Chez Dupuis, en revanche, on a une culture de croissance interne, avec une « famille » qui se donne des objectifs. Il y a eu de bonnes et de mauvaises années, mais dans l’ensemble, elle peut être fière du travail accompli. C’est ce travail que valorise les 102 millions d’euros que Média a dû débourser pour enlever le morceau auprès d’Albert Frère.
L’intégration de l’équipe parisienne de Dupuis dans les locaux de Dargaud est, à ce titre, exemplaire de ce choc des cultures. Avant son rachat, Dupuis avait à Paris des bureaux où tous ses collaborateurs se retrouvaient ensemble. Par souci de rationalisation des coûts et dans une logique de synergie, Média a désiré intégrer l’équipe de Dupuis dans les locaux parisiens où se trouve son siège social. Fort bien. Sauf que les services se sont retrouvés à six endroits différents dans l’immeuble et que l’unité de Dupuis, et donc son identité, s’en trouvait dénaturée. La « famille Dupuis » se trouvait frontalement confrontée au « chacun pour soi » si commun dans les grandes entreprises. Cela, bon nombre d’auteurs eux-mêmes ont pu le constater.

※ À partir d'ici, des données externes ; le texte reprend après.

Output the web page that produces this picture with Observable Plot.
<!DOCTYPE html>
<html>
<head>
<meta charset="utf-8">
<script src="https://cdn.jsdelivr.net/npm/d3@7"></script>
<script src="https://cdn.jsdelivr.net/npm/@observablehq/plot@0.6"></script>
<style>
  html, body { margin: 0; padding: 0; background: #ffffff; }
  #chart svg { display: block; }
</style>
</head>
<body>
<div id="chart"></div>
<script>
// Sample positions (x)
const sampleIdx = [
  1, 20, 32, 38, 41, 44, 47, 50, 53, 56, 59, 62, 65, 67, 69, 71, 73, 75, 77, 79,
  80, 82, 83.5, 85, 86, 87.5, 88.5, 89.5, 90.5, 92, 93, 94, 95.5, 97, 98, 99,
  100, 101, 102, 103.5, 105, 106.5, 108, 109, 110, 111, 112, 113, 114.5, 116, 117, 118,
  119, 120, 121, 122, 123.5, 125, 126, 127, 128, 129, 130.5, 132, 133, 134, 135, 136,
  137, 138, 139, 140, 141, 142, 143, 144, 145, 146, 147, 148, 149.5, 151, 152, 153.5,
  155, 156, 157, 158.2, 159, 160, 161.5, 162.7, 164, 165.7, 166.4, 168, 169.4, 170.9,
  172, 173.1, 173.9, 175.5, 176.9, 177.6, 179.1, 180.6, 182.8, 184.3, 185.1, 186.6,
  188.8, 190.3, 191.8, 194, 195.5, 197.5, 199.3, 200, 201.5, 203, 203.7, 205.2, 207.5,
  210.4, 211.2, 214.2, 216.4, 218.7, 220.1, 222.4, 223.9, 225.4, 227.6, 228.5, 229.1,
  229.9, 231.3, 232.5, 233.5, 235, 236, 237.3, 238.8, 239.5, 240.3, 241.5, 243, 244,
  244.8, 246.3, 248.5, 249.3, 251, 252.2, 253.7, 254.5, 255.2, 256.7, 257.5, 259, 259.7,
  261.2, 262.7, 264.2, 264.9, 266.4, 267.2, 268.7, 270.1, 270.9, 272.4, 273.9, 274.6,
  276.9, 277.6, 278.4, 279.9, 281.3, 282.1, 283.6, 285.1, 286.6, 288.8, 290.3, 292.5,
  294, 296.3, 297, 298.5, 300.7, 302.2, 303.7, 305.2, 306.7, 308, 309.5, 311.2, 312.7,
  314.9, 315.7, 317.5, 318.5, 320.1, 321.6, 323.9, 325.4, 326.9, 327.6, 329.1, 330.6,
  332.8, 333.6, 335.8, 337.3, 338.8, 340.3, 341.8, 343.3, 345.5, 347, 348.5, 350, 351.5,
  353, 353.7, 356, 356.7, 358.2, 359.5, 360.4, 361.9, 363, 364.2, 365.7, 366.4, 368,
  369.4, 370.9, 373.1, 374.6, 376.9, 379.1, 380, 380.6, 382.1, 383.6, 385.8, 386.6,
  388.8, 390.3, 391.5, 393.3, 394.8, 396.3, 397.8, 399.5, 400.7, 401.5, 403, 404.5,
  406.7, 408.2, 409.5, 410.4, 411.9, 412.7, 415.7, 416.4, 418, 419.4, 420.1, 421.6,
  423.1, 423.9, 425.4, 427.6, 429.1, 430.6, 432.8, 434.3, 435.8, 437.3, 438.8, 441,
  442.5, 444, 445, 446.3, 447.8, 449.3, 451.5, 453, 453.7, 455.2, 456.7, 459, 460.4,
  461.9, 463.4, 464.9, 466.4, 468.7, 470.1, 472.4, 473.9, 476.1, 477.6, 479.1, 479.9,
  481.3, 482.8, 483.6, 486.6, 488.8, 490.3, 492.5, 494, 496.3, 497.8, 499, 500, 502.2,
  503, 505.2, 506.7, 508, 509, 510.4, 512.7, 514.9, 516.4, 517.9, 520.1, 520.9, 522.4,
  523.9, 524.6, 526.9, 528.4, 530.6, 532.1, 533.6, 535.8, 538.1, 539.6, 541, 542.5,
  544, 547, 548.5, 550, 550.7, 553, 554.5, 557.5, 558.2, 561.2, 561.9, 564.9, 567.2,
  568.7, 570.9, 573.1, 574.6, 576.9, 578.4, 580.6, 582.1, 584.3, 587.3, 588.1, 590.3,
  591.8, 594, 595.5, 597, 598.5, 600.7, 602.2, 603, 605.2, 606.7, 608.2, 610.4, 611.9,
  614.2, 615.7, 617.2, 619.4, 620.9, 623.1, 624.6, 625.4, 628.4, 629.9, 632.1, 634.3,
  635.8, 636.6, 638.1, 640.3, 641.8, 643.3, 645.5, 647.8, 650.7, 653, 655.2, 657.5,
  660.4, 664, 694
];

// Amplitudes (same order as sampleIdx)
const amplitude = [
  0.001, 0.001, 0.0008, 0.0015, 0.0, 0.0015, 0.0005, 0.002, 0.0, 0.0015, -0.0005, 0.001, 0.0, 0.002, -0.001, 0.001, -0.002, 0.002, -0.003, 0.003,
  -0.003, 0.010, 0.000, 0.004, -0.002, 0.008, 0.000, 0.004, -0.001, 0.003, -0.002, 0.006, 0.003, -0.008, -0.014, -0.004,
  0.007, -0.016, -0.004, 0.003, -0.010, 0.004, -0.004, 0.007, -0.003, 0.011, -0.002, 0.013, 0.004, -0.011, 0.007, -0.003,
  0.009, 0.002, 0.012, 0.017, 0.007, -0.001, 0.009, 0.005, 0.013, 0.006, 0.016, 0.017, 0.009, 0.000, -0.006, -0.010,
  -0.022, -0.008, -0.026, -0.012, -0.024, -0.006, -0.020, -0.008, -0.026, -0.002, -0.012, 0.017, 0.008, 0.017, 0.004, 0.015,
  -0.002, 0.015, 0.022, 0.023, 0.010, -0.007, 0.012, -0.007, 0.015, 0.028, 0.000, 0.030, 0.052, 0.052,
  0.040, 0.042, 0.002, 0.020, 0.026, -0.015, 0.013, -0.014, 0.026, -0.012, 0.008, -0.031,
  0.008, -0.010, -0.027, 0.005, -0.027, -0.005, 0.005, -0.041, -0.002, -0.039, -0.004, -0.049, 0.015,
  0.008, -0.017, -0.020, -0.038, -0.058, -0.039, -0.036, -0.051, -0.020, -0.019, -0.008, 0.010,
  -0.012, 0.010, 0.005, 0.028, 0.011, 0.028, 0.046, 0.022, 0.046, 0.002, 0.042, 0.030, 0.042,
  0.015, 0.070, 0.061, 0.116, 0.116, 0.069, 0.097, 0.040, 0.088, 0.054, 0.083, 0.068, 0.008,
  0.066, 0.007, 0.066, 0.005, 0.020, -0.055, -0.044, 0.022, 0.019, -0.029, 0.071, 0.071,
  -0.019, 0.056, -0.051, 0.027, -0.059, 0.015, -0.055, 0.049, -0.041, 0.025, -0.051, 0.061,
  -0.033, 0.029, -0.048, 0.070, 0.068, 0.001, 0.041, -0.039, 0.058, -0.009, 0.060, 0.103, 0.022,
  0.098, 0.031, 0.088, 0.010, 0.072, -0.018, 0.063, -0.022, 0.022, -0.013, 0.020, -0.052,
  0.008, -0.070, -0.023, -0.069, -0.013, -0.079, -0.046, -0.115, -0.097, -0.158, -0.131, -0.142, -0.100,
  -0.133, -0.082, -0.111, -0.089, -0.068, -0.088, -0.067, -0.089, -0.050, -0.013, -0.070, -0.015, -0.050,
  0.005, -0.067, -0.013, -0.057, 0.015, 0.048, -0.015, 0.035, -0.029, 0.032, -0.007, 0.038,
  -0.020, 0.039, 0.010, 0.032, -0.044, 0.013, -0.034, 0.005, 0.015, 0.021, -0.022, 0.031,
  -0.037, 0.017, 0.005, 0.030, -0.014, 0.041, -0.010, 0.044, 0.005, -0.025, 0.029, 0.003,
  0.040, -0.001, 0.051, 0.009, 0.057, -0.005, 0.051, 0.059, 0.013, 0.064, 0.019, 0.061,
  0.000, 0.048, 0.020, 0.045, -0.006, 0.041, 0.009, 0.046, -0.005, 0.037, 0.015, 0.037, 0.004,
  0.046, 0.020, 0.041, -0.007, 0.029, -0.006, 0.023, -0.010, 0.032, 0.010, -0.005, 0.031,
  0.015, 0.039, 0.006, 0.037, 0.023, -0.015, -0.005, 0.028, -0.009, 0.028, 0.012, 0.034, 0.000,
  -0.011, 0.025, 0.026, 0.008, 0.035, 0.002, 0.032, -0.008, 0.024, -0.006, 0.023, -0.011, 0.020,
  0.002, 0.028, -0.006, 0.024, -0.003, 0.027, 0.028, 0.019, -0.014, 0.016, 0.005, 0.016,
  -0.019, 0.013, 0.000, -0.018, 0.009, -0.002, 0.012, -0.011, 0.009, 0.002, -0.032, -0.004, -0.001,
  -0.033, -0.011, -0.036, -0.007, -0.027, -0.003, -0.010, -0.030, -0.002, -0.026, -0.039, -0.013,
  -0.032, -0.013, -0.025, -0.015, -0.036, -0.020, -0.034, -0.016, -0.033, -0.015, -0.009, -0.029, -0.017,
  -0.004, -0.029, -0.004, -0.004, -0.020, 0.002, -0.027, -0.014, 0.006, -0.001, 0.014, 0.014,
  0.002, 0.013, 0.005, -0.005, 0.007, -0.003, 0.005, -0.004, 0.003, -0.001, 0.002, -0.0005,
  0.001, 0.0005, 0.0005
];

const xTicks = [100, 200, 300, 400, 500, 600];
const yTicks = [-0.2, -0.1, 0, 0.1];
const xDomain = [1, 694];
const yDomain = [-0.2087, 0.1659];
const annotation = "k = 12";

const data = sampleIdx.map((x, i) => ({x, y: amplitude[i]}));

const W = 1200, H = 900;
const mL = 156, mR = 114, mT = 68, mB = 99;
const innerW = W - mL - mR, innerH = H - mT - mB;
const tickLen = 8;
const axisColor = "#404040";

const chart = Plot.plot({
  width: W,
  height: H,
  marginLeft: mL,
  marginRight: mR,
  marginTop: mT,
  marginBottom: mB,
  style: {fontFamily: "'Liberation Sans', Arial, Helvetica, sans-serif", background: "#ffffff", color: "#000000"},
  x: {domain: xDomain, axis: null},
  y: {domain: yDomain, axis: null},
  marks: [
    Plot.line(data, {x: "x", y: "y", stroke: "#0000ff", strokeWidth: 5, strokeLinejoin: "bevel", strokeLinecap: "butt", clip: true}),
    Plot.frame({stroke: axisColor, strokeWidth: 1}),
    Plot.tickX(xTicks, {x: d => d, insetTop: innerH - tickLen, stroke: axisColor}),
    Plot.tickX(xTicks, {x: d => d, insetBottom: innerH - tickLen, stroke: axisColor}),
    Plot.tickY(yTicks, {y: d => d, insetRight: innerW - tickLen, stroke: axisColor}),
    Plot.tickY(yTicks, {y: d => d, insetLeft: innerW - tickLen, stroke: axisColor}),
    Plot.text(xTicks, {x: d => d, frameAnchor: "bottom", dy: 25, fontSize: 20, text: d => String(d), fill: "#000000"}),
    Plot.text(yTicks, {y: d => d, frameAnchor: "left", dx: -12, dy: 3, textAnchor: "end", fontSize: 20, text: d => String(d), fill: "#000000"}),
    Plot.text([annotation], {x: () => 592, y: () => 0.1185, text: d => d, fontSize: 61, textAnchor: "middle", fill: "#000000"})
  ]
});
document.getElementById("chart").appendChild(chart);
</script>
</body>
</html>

C’est pourquoi ils se sont imposés lundi dans les négociations. Plus question que leur sort soit décidé par d’autres, que ce soit par des cadres dans le contexte d’un MBO ou par Média qui continuerait son affaire en faisant semblant que rien ne s’est passé. Ils sont quelque 260 dessinateurs et scénaristes à publier chez Dupuis. Ils ont tous une angoisse diffuse face à la montée des mangas et aux mutations du marché qui s’annoncent. Ils savent que ces mutations auront un impact direct sur leur métier.
Un malaise sociétal
Comment ne pas mettre en parallèle les préoccupations de ce métier avec le sujet qui agite aujourd’hui l’opinion française, le fameux « CPE » où l’employeur peut virer à tout moment son personnel ? Il ressemble à bien des égards au statut des auteurs de bande dessinée qui, eux aussi, peuvent être virés à tout moment par leur éditeur. On comprend dès lors que leurs inquiétudes sont de saison. Si le futur de ce marché, forçons le trait, est à la publication de mangas, auront-ils encore du travail demain ? Que font leurs éditeurs, des groupes de plus en plus puissants, pour assurer ce lendemain ? Les auteurs seront-ils intégrés dans cette stratégie ? Ces questions sont laissées, de la part de Média comme des autres éditeurs, sans réponse. Il a fallu attendre la lettre de Claude de Saint-Vincent de lundi pour qu’il exprime sa préoccupation devant un marché qui est, selon lui, en recul « pour la première fois depuis 12 ans ». On comprend que les auteurs tiennent à s’inviter au débat.
Dans le contexte de la mondialisation, le réflexe est de se mobiliser autour des valeurs communes de son groupe, qu’il soit familial, sociétal ou communautaire. Cela, il est possible qu’avec Dupuis, le groupe Média l’ait un peu perdu de vue.
(par Didier Pasamonik (L’Agence BD))
Cet article reste la propriété de son auteur et ne peut être reproduit sans son autorisation.